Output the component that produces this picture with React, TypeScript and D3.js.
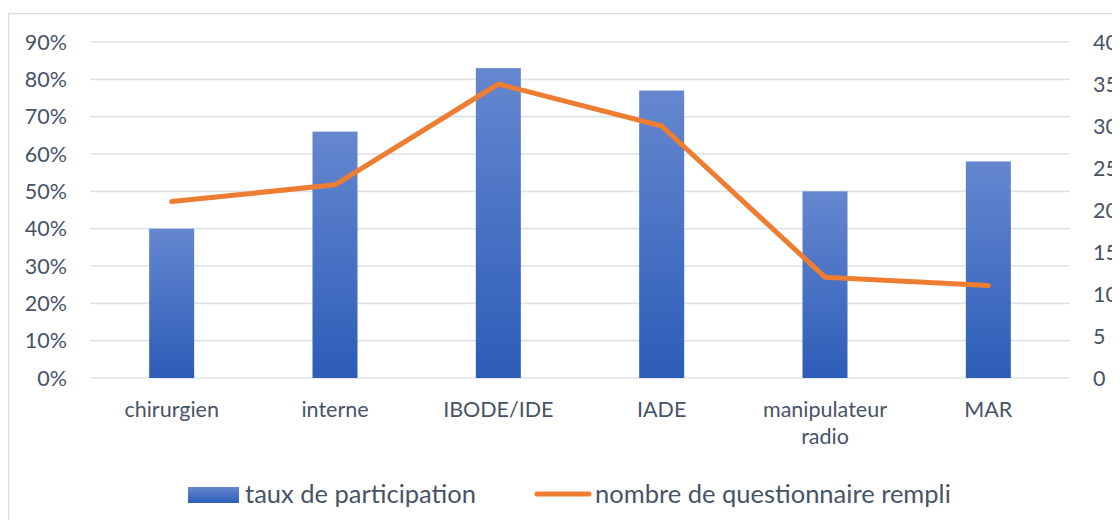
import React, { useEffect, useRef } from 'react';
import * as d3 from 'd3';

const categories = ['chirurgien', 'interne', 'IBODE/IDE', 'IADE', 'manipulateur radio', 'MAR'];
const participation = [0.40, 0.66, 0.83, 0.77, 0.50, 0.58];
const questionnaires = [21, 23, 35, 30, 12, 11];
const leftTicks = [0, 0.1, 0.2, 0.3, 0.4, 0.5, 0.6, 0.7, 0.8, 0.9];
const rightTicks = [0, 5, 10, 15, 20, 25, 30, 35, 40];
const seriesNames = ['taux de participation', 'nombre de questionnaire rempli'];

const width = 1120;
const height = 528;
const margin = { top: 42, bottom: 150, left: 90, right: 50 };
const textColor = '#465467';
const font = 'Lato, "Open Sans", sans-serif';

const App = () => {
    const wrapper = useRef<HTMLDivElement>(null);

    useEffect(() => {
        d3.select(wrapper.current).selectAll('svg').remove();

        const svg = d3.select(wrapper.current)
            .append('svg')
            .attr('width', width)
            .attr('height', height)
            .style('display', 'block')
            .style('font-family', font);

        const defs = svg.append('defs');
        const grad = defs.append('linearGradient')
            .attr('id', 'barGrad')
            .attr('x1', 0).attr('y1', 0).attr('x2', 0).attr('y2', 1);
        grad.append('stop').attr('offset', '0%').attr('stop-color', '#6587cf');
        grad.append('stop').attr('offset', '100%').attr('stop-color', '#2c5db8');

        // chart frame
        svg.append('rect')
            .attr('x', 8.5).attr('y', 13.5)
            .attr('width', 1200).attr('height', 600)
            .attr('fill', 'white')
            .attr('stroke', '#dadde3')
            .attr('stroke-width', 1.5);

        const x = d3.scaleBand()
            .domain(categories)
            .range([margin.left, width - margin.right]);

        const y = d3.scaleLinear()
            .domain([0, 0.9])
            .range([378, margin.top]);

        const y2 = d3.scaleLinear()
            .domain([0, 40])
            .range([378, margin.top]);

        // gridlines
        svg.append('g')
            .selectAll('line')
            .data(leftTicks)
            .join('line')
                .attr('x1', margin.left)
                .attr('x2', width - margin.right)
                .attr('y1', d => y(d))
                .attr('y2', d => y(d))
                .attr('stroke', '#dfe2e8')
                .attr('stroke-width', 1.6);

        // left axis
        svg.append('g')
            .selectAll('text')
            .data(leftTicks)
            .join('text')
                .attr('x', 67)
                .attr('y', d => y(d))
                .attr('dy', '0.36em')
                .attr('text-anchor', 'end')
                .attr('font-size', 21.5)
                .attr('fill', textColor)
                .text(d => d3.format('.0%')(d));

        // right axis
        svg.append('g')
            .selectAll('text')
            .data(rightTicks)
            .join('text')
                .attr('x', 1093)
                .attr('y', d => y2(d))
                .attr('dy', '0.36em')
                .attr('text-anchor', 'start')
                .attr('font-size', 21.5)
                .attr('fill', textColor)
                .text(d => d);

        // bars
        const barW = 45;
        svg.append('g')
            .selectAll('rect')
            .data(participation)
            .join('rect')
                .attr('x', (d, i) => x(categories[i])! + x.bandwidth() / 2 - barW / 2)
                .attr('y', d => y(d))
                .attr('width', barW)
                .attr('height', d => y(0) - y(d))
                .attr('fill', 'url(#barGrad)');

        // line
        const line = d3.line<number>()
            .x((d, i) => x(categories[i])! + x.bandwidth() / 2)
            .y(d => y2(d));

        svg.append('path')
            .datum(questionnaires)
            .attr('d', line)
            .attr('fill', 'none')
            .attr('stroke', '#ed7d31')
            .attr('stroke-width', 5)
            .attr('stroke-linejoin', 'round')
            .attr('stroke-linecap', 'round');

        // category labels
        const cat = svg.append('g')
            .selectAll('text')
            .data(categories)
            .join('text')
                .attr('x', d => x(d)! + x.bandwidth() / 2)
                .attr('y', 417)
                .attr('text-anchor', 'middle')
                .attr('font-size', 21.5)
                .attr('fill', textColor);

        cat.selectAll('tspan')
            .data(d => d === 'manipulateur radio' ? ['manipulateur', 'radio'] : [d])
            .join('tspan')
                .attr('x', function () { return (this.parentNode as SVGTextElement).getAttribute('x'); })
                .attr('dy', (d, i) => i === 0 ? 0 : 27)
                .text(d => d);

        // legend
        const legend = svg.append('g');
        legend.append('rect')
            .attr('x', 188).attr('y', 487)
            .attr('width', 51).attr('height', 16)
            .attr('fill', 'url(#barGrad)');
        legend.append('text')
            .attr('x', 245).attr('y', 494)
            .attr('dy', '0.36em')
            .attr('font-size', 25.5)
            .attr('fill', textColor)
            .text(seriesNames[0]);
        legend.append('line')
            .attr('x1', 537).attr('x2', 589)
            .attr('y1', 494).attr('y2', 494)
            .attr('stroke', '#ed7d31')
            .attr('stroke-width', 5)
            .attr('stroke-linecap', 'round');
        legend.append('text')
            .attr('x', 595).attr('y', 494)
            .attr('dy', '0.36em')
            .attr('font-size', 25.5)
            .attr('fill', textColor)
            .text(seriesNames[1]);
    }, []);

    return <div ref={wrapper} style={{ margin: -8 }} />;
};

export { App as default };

--

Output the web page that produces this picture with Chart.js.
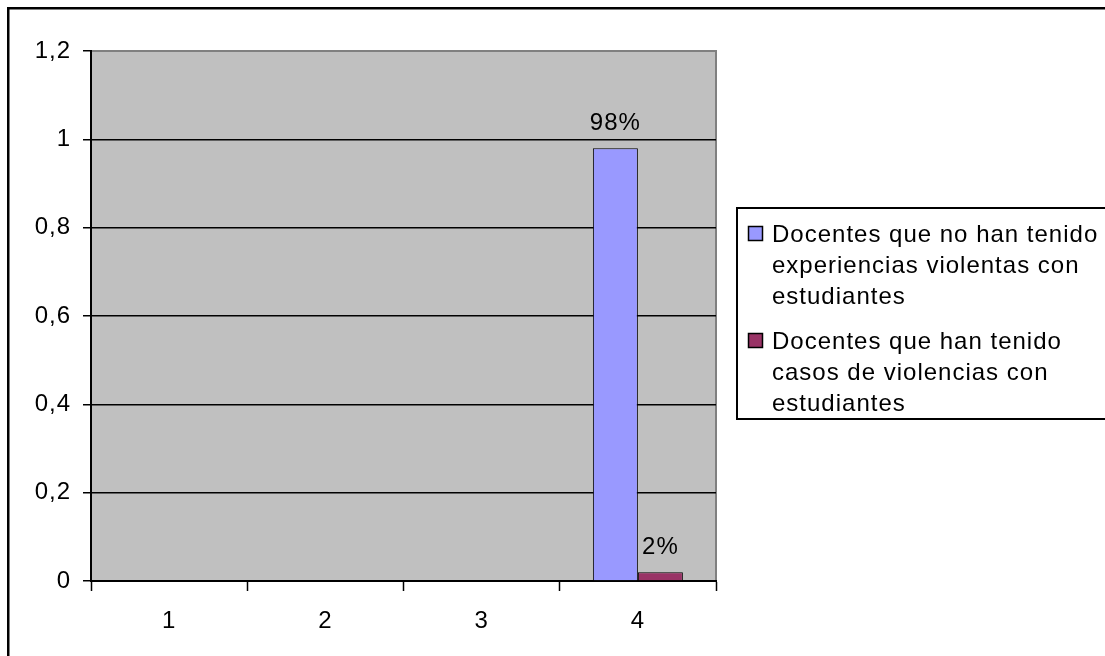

---

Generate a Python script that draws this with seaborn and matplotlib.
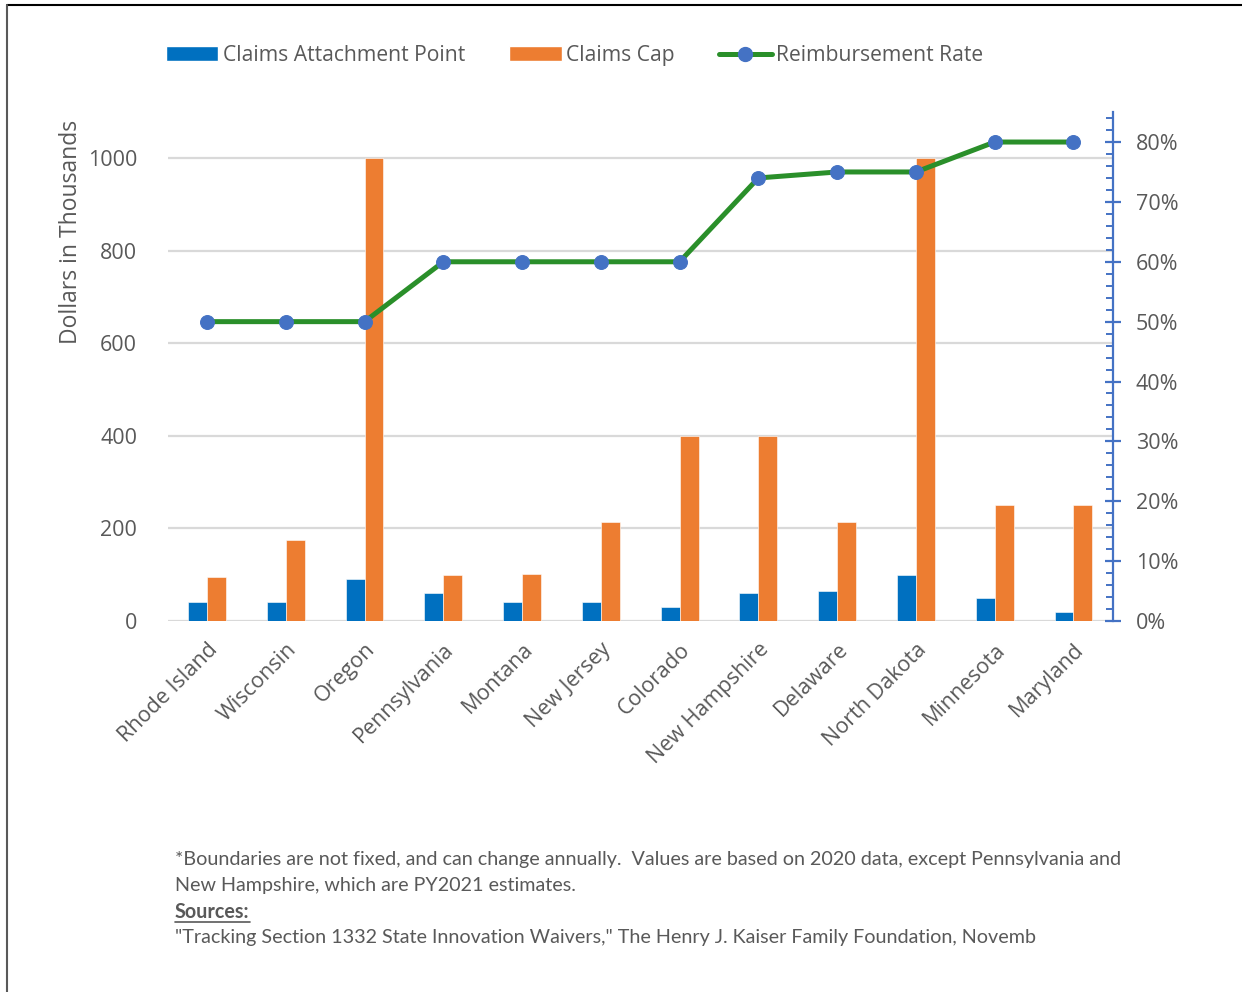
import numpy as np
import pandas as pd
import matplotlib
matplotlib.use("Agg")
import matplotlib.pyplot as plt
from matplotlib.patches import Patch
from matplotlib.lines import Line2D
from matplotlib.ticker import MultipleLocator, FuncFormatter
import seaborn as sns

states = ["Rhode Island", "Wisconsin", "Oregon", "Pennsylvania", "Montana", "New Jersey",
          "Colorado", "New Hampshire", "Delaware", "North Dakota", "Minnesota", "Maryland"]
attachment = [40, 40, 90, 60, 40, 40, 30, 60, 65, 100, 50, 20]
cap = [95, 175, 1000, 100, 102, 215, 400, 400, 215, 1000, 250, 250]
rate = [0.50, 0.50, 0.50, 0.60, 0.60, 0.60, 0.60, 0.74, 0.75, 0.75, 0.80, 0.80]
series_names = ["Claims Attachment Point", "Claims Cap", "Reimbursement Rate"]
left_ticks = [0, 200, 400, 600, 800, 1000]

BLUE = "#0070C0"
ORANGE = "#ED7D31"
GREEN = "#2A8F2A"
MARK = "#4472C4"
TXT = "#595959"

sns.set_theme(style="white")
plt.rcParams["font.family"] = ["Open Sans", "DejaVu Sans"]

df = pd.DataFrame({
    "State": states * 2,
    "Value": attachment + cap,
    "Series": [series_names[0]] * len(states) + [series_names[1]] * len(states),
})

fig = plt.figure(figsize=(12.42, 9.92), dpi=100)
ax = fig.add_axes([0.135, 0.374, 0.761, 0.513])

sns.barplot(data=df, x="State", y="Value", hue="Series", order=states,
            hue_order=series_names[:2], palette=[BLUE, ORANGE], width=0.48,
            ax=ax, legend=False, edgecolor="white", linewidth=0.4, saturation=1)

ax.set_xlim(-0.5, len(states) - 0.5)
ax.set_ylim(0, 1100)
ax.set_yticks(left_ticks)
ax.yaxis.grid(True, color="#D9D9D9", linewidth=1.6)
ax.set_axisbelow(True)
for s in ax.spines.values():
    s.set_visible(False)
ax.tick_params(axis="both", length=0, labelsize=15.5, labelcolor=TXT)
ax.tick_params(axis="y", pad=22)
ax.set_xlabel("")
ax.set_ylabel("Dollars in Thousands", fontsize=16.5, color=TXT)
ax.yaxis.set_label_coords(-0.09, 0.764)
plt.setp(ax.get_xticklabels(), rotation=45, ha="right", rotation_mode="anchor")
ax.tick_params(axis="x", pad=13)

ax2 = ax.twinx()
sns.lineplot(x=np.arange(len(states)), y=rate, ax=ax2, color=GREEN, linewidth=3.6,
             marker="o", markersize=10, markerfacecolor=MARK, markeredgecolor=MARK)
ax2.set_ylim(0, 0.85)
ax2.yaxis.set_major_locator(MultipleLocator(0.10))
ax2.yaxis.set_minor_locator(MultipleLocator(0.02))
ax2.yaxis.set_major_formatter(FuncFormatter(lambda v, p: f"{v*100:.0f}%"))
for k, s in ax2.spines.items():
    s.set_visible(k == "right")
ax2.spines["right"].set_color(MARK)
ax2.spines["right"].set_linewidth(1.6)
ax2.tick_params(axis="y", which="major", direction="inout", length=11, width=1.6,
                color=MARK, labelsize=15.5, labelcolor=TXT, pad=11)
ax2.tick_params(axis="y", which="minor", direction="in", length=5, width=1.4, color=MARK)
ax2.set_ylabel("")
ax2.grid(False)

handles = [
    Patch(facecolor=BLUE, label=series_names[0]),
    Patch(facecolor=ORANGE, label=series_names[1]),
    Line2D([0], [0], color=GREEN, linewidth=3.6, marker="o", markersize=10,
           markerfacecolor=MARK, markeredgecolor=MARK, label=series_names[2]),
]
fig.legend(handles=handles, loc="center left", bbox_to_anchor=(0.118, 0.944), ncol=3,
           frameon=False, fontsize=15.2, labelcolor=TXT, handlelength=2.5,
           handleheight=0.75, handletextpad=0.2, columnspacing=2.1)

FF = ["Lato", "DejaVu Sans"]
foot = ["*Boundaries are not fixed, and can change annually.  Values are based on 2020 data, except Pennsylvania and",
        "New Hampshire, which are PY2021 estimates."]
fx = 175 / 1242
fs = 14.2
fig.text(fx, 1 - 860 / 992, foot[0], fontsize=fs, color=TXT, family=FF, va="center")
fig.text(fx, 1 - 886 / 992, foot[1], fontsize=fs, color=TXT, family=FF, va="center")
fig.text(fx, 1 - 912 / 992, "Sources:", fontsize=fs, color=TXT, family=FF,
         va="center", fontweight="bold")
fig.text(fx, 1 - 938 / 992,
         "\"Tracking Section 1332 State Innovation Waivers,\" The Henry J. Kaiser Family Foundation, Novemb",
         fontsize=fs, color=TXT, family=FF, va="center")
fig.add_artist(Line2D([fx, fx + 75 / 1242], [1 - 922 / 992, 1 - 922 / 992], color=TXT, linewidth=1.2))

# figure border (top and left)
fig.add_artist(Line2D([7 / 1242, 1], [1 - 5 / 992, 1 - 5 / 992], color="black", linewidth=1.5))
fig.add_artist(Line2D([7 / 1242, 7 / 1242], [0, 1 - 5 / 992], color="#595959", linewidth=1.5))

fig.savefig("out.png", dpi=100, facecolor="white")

**WHAT THE EXERCISE ASKS**
Copy out the lines in which the string "with" appears.

**SOLUTION TO THE EXERCISE**
Output the component that produces this picture with React, TypeScript and D3.js.
Output the web page that produces this picture with Chart.js.
Generate a Python script that draws this with seaborn and matplotlib.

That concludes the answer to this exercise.